Hamburg, South Carolina is a ghost town in Aiken County, in the U.S. state of South Carolina. It was once a thriving upriver market located across the Savannah River from Augusta, Georgia in the Edgefield District. It was founded by Henry Shultz in 1821 who named it after his home town in Germany of the same name. The town was one of the state's primary interior markets by the 1830s, due largely to the fact that the South Carolina Canal and Rail Road Company chose Hamburg as the western terminus of its line to Charleston. The enervation of the town, which relied on its in-land port being the destination of cotton headed toward the ports of Charleston or Savannah for business, began in 1848 after Augusta siphoned much of the town's river traffic with the completion of the Augusta Canal. The town's decline was finalized in the 1850s when the South Carolina Canal and Rail Road Company extended its line into Augusta. After the American Civil War, Hamburg was repopulated mostly by freedmen and was within newly organized Aiken County. The town became notorious in 1876 as the site of a massacre of blacks by whites in what was one of a number of violent incidents by Democratic paramilitary groups to suppress black voting in that year's elections.

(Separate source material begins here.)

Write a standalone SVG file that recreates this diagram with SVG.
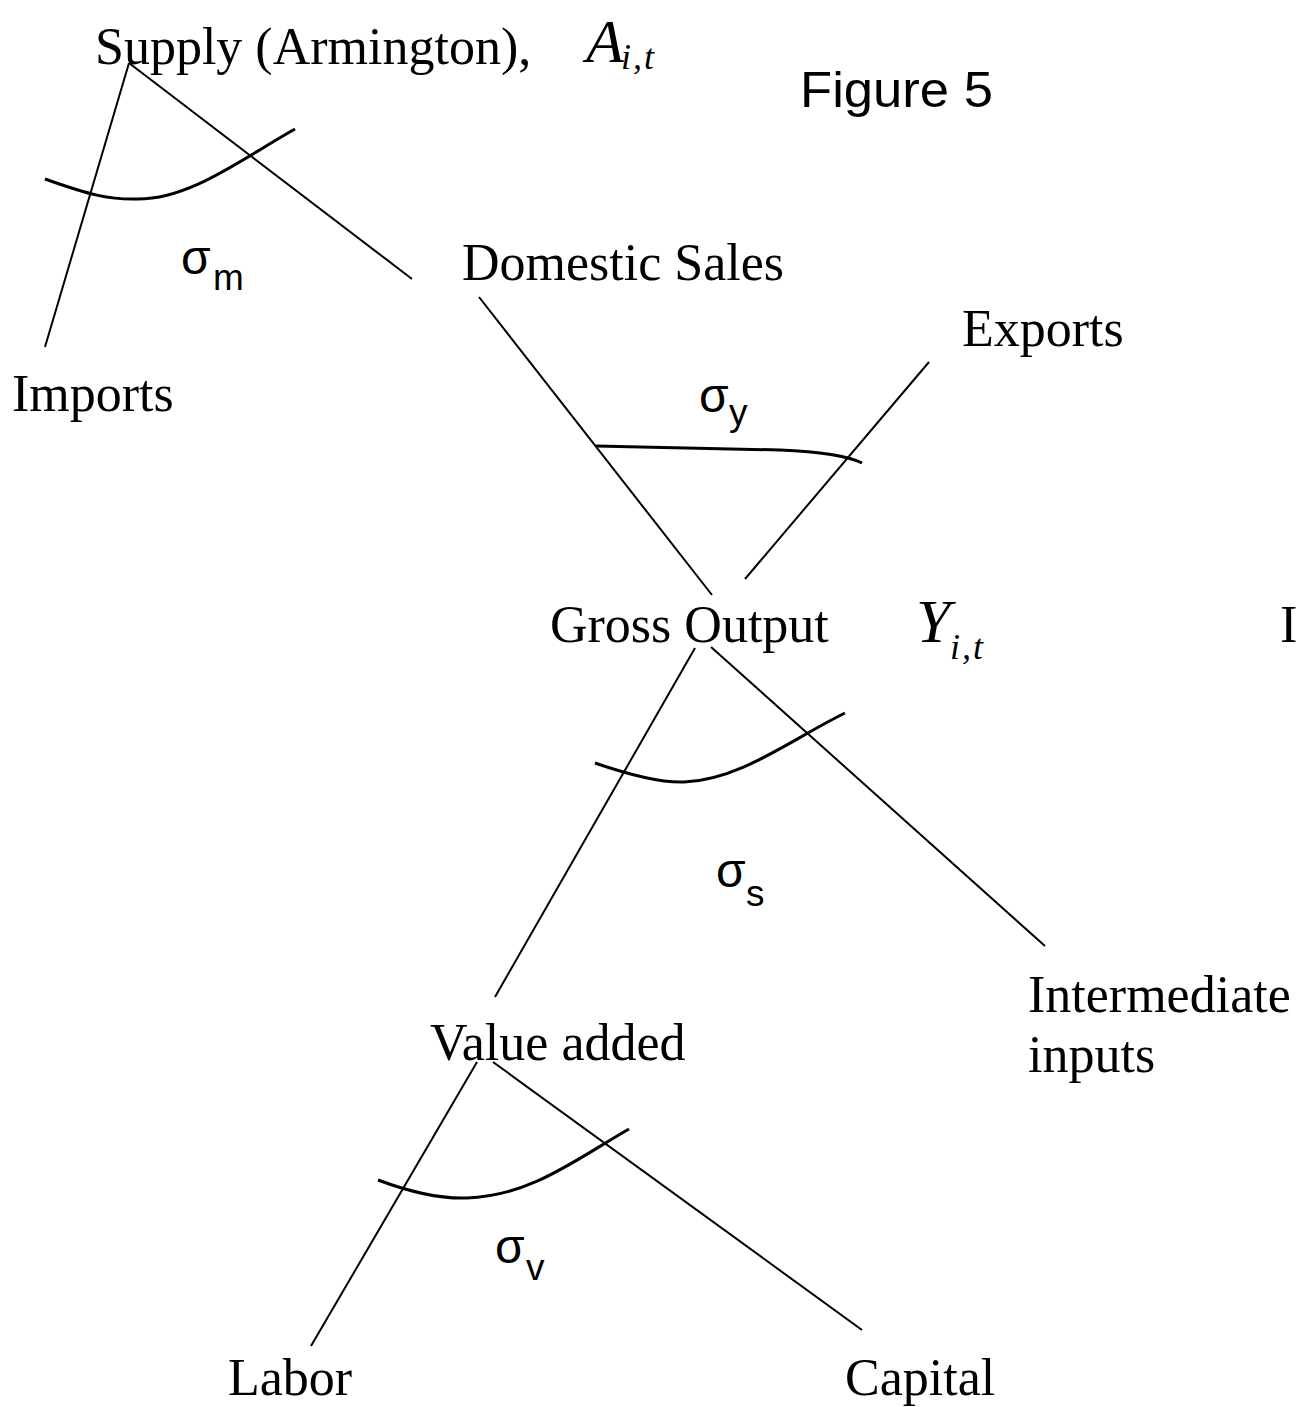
<svg xmlns="http://www.w3.org/2000/svg" width="1300" height="1407" viewBox="0 0 1300 1407">
<style>
.t{font-family:"Liberation Serif","Times New Roman",serif;font-size:52px;fill:#000}
.it{font-family:"Liberation Serif","Times New Roman",serif;font-style:italic;fill:#000}
.s{font-family:"Liberation Sans",Arial,sans-serif;fill:#000}
.sg{font-family:"Liberation Sans",Arial,sans-serif;font-size:48px;fill:#000}
.sb{font-family:"Liberation Sans",Arial,sans-serif;font-size:37px;fill:#000}
.ln{stroke:#000;stroke-width:2;fill:none}
.cv{stroke:#000;stroke-width:3;fill:none}
</style>
<rect width="1300" height="1407" fill="#fff"/>
<g id="connectors">
<line class="ln" x1="129" y1="63" x2="45" y2="347"/>
<line class="ln" x1="129" y1="63" x2="412" y2="279"/>
<path class="cv" d="M45,179 C90,195 110,200 138,199 C190,199 240,160 295,129"/>
<line class="ln" x1="479" y1="297" x2="712" y2="595"/>
<line class="ln" x1="929" y1="362" x2="745" y2="579"/>
<path class="cv" d="M596,446 L780,450 C830,452 850,457 862,463"/>
<line class="ln" x1="695" y1="648" x2="495" y2="997"/>
<line class="ln" x1="711" y1="647" x2="1045" y2="946"/>
<path class="cv" d="M595,763 C630,775 660,783 684,782 C740,780 790,740 845,713"/>
<line class="ln" x1="477" y1="1062" x2="311" y2="1346"/>
<line class="ln" x1="493" y1="1062" x2="862" y2="1330"/>
<path class="cv" d="M378,1180 C410,1192 440,1199 467,1198 C530,1196 575,1160 629,1129"/>
</g>
<g id="supply"><text class="t" x="95" y="64">Supply (Armington),</text>
<text class="it" x="586" y="62" font-size="62">A</text><text class="it" x="621" y="69" font-size="36" letter-spacing="2">i,t</text></g>
<g id="figure-title"><text class="s" x="800" y="107" font-size="50" textLength="193" lengthAdjust="spacingAndGlyphs">Figure 5</text></g>
<g id="imports"><text class="t" x="12" y="411">Imports</text></g>
<g id="sigma-m"><text class="sg" x="181" y="274">σ</text><text class="sb" x="213" y="290">m</text></g>
<g id="domestic-sales"><text class="t" x="462" y="280">Domestic Sales</text></g>
<g id="exports"><text class="t" x="962" y="346">Exports</text></g>
<g id="sigma-y"><text class="sg" x="699" y="412">σ</text><text class="sb" x="729" y="425">y</text></g>
<g id="gross-output"><text class="t" x="550" y="642">Gross Output</text>
<text class="it" x="916" y="642" font-size="62">Y</text><text class="it" x="950" y="659" font-size="36" letter-spacing="2">i,t</text></g>
<g id="stray-i"><text class="t" x="1280" y="642">I</text></g>
<g id="sigma-s"><text class="sg" x="716" y="887">σ</text><text class="sb" x="746" y="906">s</text></g>
<g id="value-added"><text class="t" x="430" y="1060">Value added</text></g>
<g id="intermediate"><text class="t" x="1028" y="1012">Intermediate</text><text class="t" x="1028" y="1072">inputs</text></g>
<g id="sigma-v"><text class="sg" x="495" y="1263">σ</text><text class="sb" x="526" y="1280">v</text></g>
<g id="labor"><text class="t" x="228" y="1395">Labor</text></g>
<g id="capital"><text class="t" x="845" y="1395">Capital</text></g>
</svg>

The Democrats regained control of the state government and federal troops were withdrawn the next year from South Carolina and other states, ending the Reconstruction era.

Hamburg massacre
Hamburg massacre

The Hamburg massacre (or Red Shirt massacre or Hamburg riot) was a riot in the United States town of Hamburg, South Carolina, in July 1876, leading up to the last election season of the Reconstruction era. It was the first of a series of civil disturbances planned and carried out by white Democrats in the majority-black Republican Edgefield District, with the goal of suppressing black Americans' civil rights and voting rights and disrupting Republican meetings, through actual and threatened violence. Beginning with a dispute over free passage on a public road, the massacre was rooted in racial hatred and political motives. A court hearing attracted armed white "rifle clubs," colloquially called the "Red Shirts". Desiring to regain control of state governments and eradicate the civil rights of black Americans, over 100 white men attacked about 30 black servicemen of the National Guard at the armory, killing two as they tried to leave that night. Later that night, the Red Shirts tortured and murdered four of the militia while holding them as prisoners, and wounded several others. In total, the events in Hamburg resulted in the death of one white man and six black men with several more blacks being wounded. Although 94 white men were indicted for murder by a coroner's jury, none were prosecuted. The events were a catalyst in the overarching violence in the volatile 1876 election campaign. There were other episodes of violence in the months before the election, including an estimated 100 blacks killed during several days in Ellenton, South Carolina, also in Aiken County. The Southern Democrats succeeded in "redeeming" the state government and electing Wade Hampton III as governor. During the remainder of the century, they passed laws to establish single-party white rule, impose legal segregation and "Jim Crow," and disenfranchise blacks with a new state constitution adopted in 1895. This exclusion of blacks from the political system was effectively maintained into the late 1960s.